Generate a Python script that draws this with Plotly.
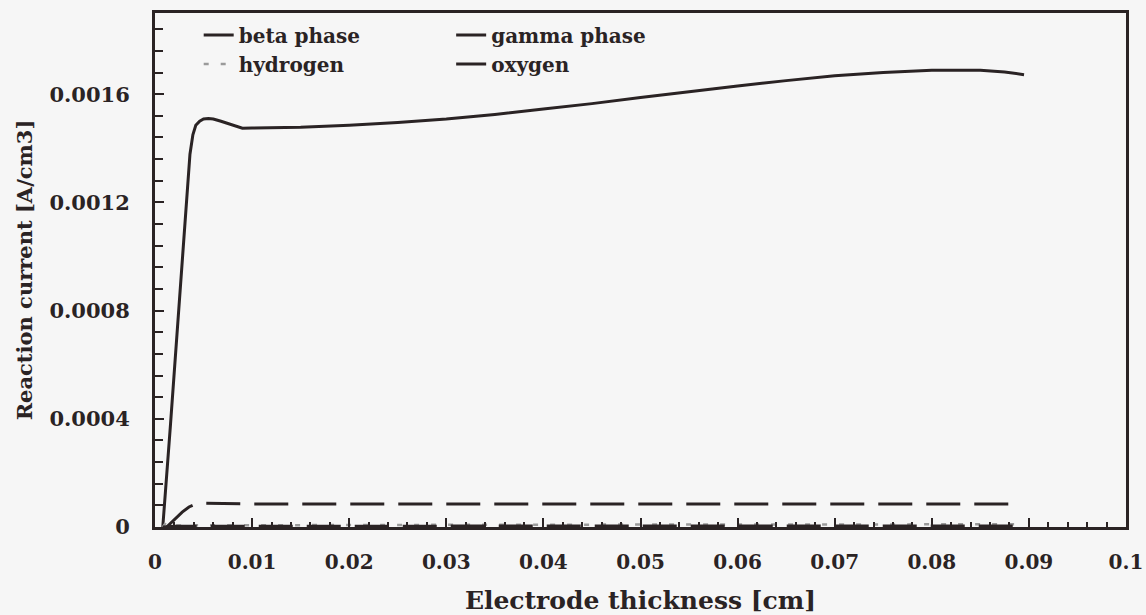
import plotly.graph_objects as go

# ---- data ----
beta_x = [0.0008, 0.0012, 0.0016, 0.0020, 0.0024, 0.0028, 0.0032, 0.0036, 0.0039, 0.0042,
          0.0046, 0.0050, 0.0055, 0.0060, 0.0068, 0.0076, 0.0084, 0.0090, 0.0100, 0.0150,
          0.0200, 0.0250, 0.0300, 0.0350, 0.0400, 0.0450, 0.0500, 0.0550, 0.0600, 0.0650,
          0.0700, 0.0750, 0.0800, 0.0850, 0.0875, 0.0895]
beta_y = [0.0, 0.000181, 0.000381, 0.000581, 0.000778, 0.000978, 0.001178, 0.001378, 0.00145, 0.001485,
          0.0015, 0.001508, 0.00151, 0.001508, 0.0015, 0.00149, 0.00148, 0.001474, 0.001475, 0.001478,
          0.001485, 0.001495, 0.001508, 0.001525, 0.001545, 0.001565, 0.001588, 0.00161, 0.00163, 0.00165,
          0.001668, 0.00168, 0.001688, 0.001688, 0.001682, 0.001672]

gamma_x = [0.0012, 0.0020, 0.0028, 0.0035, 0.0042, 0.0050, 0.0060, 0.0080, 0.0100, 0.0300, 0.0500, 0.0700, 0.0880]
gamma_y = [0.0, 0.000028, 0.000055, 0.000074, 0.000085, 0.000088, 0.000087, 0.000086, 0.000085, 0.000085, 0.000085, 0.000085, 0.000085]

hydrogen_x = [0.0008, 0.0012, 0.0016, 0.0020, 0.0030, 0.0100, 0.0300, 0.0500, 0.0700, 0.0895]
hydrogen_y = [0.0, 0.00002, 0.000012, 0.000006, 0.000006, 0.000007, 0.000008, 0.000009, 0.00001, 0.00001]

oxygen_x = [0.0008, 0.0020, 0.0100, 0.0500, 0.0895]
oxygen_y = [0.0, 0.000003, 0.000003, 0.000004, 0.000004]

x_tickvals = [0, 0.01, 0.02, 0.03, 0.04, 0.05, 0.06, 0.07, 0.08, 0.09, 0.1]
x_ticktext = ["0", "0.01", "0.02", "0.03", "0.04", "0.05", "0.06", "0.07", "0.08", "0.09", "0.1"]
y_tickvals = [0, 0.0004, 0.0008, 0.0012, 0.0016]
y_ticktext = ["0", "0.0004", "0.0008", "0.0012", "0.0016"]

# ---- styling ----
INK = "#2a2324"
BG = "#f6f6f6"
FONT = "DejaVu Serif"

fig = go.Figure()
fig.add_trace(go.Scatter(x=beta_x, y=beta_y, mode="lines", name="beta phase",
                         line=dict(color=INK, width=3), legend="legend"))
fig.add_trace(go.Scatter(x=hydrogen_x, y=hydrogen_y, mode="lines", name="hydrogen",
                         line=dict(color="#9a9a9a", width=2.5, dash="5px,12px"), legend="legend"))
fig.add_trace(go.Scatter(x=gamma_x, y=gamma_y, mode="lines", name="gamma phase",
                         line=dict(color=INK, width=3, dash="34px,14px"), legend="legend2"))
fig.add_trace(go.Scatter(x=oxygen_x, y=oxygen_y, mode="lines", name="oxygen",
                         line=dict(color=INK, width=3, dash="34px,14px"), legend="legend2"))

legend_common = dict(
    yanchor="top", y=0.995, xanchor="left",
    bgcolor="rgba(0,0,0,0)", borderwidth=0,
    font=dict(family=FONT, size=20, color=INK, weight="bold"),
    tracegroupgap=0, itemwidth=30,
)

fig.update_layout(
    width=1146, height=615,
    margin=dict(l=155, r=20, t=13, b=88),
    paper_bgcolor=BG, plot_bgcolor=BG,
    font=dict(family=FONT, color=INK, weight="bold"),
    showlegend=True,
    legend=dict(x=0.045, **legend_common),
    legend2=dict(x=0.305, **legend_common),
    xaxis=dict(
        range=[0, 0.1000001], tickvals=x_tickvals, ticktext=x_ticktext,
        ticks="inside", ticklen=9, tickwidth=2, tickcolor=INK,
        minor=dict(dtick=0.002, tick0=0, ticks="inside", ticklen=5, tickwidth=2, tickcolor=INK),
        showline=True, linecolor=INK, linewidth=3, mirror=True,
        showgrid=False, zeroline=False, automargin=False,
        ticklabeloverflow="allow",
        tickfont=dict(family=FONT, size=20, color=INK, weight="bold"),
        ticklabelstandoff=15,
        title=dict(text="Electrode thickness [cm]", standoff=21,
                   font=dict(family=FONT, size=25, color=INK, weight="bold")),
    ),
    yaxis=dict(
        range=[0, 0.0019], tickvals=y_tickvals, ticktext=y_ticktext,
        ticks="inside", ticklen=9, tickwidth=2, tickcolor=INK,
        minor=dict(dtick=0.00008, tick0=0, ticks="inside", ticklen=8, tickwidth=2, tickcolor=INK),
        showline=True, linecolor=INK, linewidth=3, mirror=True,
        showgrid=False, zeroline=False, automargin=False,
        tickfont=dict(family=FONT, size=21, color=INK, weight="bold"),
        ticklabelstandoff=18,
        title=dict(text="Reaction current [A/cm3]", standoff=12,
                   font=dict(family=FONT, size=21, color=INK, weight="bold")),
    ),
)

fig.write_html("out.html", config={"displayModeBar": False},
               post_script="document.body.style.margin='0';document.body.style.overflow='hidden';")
....................
#### [What you should do]
Using the data above, write out every line exactly, leaving the images behind.

#### [Final result]
Generate a Python script that draws this with Plotly.
import plotly.graph_objects as go

# ---- data ----
beta_x = [0.0008, 0.0012, 0.0016, 0.0020, 0.0024, 0.0028, 0.0032, 0.0036, 0.0039, 0.0042,
          0.0046, 0.0050, 0.0055, 0.0060, 0.0068, 0.0076, 0.0084, 0.0090, 0.0100, 0.0150,
          0.0200, 0.0250, 0.0300, 0.0350, 0.0400, 0.0450, 0.0500, 0.0550, 0.0600, 0.0650,
          0.0700, 0.0750, 0.0800, 0.0850, 0.0875, 0.0895]
beta_y = [0.0, 0.000181, 0.000381, 0.000581, 0.000778, 0.000978, 0.001178, 0.001378, 0.00145, 0.001485,
          0.0015, 0.001508, 0.00151, 0.001508, 0.0015, 0.00149, 0.00148, 0.001474, 0.001475, 0.001478,
          0.001485, 0.001495, 0.001508, 0.001525, 0.001545, 0.001565, 0.001588, 0.00161, 0.00163, 0.00165,
          0.001668, 0.00168, 0.001688, 0.001688, 0.001682, 0.001672]

gamma_x = [0.0012, 0.0020, 0.0028, 0.0035, 0.0042, 0.0050, 0.0060, 0.0080, 0.0100, 0.0300, 0.0500, 0.0700, 0.0880]
gamma_y = [0.0, 0.000028, 0.000055, 0.000074, 0.000085, 0.000088, 0.000087, 0.000086, 0.000085, 0.000085, 0.000085, 0.000085, 0.000085]

hydrogen_x = [0.0008, 0.0012, 0.0016, 0.0020, 0.0030, 0.0100, 0.0300, 0.0500, 0.0700, 0.0895]
hydrogen_y = [0.0, 0.00002, 0.000012, 0.000006, 0.000006, 0.000007, 0.000008, 0.000009, 0.00001, 0.00001]

oxygen_x = [0.0008, 0.0020, 0.0100, 0.0500, 0.0895]
oxygen_y = [0.0, 0.000003, 0.000003, 0.000004, 0.000004]

x_tickvals = [0, 0.01, 0.02, 0.03, 0.04, 0.05, 0.06, 0.07, 0.08, 0.09, 0.1]
x_ticktext = ["0", "0.01", "0.02", "0.03", "0.04", "0.05", "0.06", "0.07", "0.08", "0.09", "0.1"]
y_tickvals = [0, 0.0004, 0.0008, 0.0012, 0.0016]
y_ticktext = ["0", "0.0004", "0.0008", "0.0012", "0.0016"]

# ---- styling ----
INK = "#2a2324"
BG = "#f6f6f6"
FONT = "DejaVu Serif"

fig = go.Figure()
fig.add_trace(go.Scatter(x=beta_x, y=beta_y, mode="lines", name="beta phase",
                         line=dict(color=INK, width=3), legend="legend"))
fig.add_trace(go.Scatter(x=hydrogen_x, y=hydrogen_y, mode="lines", name="hydrogen",
                         line=dict(color="#9a9a9a", width=2.5, dash="5px,12px"), legend="legend"))
fig.add_trace(go.Scatter(x=gamma_x, y=gamma_y, mode="lines", name="gamma phase",
                         line=dict(color=INK, width=3, dash="34px,14px"), legend="legend2"))
fig.add_trace(go.Scatter(x=oxygen_x, y=oxygen_y, mode="lines", name="oxygen",
                         line=dict(color=INK, width=3, dash="34px,14px"), legend="legend2"))

legend_common = dict(
    yanchor="top", y=0.995, xanchor="left",
    bgcolor="rgba(0,0,0,0)", borderwidth=0,
    font=dict(family=FONT, size=20, color=INK, weight="bold"),
    tracegroupgap=0, itemwidth=30,
)

fig.update_layout(
    width=1146, height=615,
    margin=dict(l=155, r=20, t=13, b=88),
    paper_bgcolor=BG, plot_bgcolor=BG,
    font=dict(family=FONT, color=INK, weight="bold"),
    showlegend=True,
    legend=dict(x=0.045, **legend_common),
    legend2=dict(x=0.305, **legend_common),
    xaxis=dict(
        range=[0, 0.1000001], tickvals=x_tickvals, ticktext=x_ticktext,
        ticks="inside", ticklen=9, tickwidth=2, tickcolor=INK,
        minor=dict(dtick=0.002, tick0=0, ticks="inside", ticklen=5, tickwidth=2, tickcolor=INK),
        showline=True, linecolor=INK, linewidth=3, mirror=True,
        showgrid=False, zeroline=False, automargin=False,
        ticklabeloverflow="allow",
        tickfont=dict(family=FONT, size=20, color=INK, weight="bold"),
        ticklabelstandoff=15,
        title=dict(text="Electrode thickness [cm]", standoff=21,
                   font=dict(family=FONT, size=25, color=INK, weight="bold")),
    ),
    yaxis=dict(
        range=[0, 0.0019], tickvals=y_tickvals, ticktext=y_ticktext,
        ticks="inside", ticklen=9, tickwidth=2, tickcolor=INK,
        minor=dict(dtick=0.00008, tick0=0, ticks="inside", ticklen=8, tickwidth=2, tickcolor=INK),
        showline=True, linecolor=INK, linewidth=3, mirror=True,
        showgrid=False, zeroline=False, automargin=False,
        tickfont=dict(family=FONT, size=21, color=INK, weight="bold"),
        ticklabelstandoff=18,
        title=dict(text="Reaction current [A/cm3]", standoff=12,
                   font=dict(family=FONT, size=21, color=INK, weight="bold")),
    ),
)

fig.write_html("out.html", config={"displayModeBar": False},
               post_script="document.body.style.margin='0';document.body.style.overflow='hidden';")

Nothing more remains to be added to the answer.